Photocatalytic reduction of CO2 to methanol using Zr(IV)-based MOF composite with g-C3N4 quantum dots under visible light irradiation

Considering the global warming due to the accumulation of excess CO2 in the atmosphere, it is vital to reduce the CO2 emissions by capturing or converting it into value-added chemicals and fuels. Among the known materials, MOFs have great significance in capturing the CO2 and its conversion to energy efficient fuels due to its tuneability, high porosity, large surface area, unique structure, and semiconducting behavior. In the present study, graphitic carbon nitride quantum dots coupled Zr (IV) based MOF composite (g-CNQDs@MOF) has been reported for the photoreduction of CO2 to methanol selectively under visible light irradiation.

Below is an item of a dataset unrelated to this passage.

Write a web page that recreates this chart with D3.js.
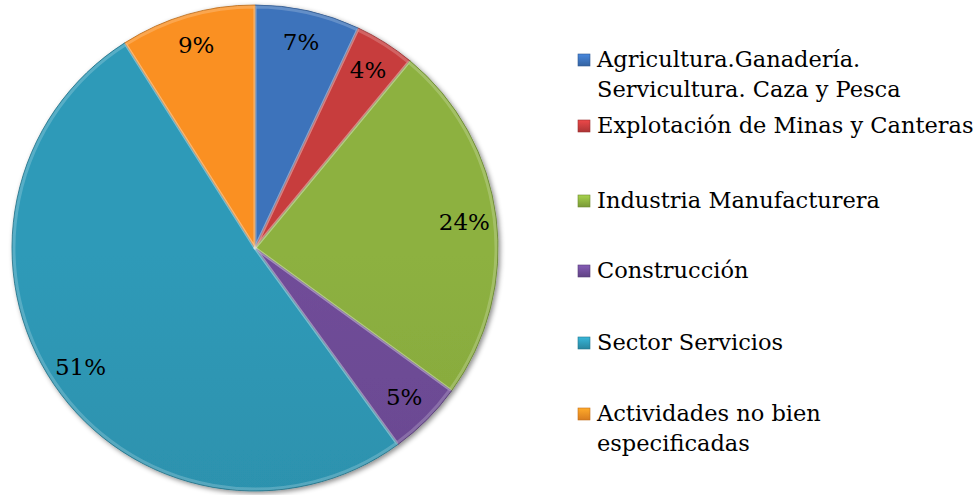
<!DOCTYPE html>
<html>
<head>
<meta charset="utf-8">
<script src="https://cdn.jsdelivr.net/npm/d3@7"></script>
<style>
  html, body { margin: 0; padding: 0; background: #fff; }
  svg { display: block; }
  text { font-family: "DejaVu Serif", serif; fill: #000; }
</style>
</head>
<body>
<svg id="chart" width="976" height="495"></svg>
<script>
// ---- data ----
const categories = [
  ["Agricultura.Ganadería.", "Servicultura. Caza y Pesca"],
  ["Explotación de Minas y Canteras"],
  ["Industria Manufacturera"],
  ["Construcción"],
  ["Sector Servicios"],
  ["Actividades no bien", "especificadas"]
];
const values = [7, 4, 24, 5, 51, 9];
const labels = ["7%", "4%", "24%", "5%", "51%", "9%"];
const colors = ["#3a6eb3", "#bf3a3b", "#87aa3d", "#6b4a93", "#2d94b0", "#f08a22"];

// ---- layout ----
const W = 976, H = 495;
const cx = 255, cy = 248, R = 243, labelR = 211;
const svg = d3.select("#chart");
const defs = svg.append("defs");

const f = defs.append("filter").attr("id", "shadow")
  .attr("x", "-10%").attr("y", "-10%").attr("width", "120%").attr("height", "120%");
f.append("feDropShadow").attr("dx", 2).attr("dy", 2).attr("stdDeviation", 2.5)
  .attr("flood-color", "#000").attr("flood-opacity", 0.45);

colors.forEach((c, i) => {
  const g = defs.append("linearGradient").attr("id", "g" + i)
    .attr("gradientUnits", "userSpaceOnUse")
    .attr("x1", 0).attr("y1", cy - R).attr("x2", 0).attr("y2", cy + R);
  g.append("stop").attr("offset", "0%").attr("stop-color", d3.color(c).brighter(0.12));
  g.append("stop").attr("offset", "100%").attr("stop-color", d3.color(c).darker(0.2));
  const lg = defs.append("linearGradient").attr("id", "lg" + i)
    .attr("x1", 0).attr("y1", 0).attr("x2", 0).attr("y2", 1);
  lg.append("stop").attr("offset", "0%").attr("stop-color", d3.color(c).brighter(0.6));
  lg.append("stop").attr("offset", "100%").attr("stop-color", d3.color(c).darker(0.3));
});

const pie = d3.pie().value(d => d).sort(null);
const arcs = pie(values);
const arc = d3.arc().innerRadius(0).outerRadius(R);
const bevel = d3.arc().innerRadius(0).outerRadius(R - 2);
const labelArc = d3.arc().innerRadius(labelR).outerRadius(labelR);

const gPie = svg.append("g").attr("transform", `translate(${cx},${cy})`);
gPie.append("g").attr("filter", "url(#shadow)")
  .selectAll("path").data(arcs).join("path")
  .attr("d", arc)
  .attr("fill", (d, i) => `url(#g${i})`)
  .attr("stroke", (d, i) => d3.color(colors[i]).darker(0.8))
  .attr("stroke-width", 0.8);
gPie.append("g")
  .selectAll("path").data(arcs).join("path")
  .attr("d", bevel)
  .attr("fill", "none")
  .attr("stroke", "rgba(255,255,255,0.2)")
  .attr("stroke-width", 3)
  .attr("stroke-linejoin", "round");

gPie.append("g").selectAll("text").data(arcs).join("text")
  .attr("transform", d => `translate(${labelArc.centroid(d)})`)
  .attr("text-anchor", "middle")
  .attr("dominant-baseline", "central")
  .style("font-size", "23px")
  .text((d, i) => labels[i]);

// ---- legend ----
const rowY = [67, 133, 208, 278, 350, 421];   // first-line baselines
const lineH = 30;
const legend = svg.append("g");
categories.forEach((lines, i) => {
  const y = rowY[i];
  legend.append("rect")
    .attr("x", 578).attr("y", y - 13).attr("width", 12).attr("height", 12)
    .attr("fill", `url(#lg${i})`)
    .attr("stroke", d3.color(colors[i]).darker(0.6)).attr("stroke-width", 0.6);
  const t = legend.append("text").attr("x", 597).attr("y", y).style("font-size", "22.5px");
  lines.forEach((ln, j) => {
    t.append("tspan").attr("x", 597).attr("y", y + j * lineH).text(ln);
  });
});
</script>
</body>
</html>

Graphitic carbon nitride quantum dots (g-CNQDs) in the synthesized Zr-based MOF composite play an important role for photocatalytic CO2 reduction due to its rich photo properties thereby improving the electronic conductance properties of the composite. g-CNQDs in the Zr (IV)-based MOF composite acted as co-catalyst which enhanced the electron-hole separation by elongating the lifetime of photogenerated charge carriers on the surface of MOF composite. These excess electrons accelerated the generation of catalytically active sites on the composite's surface to reduce CO2 selectively into methanol with better selectivity and efficient methanol formation rate.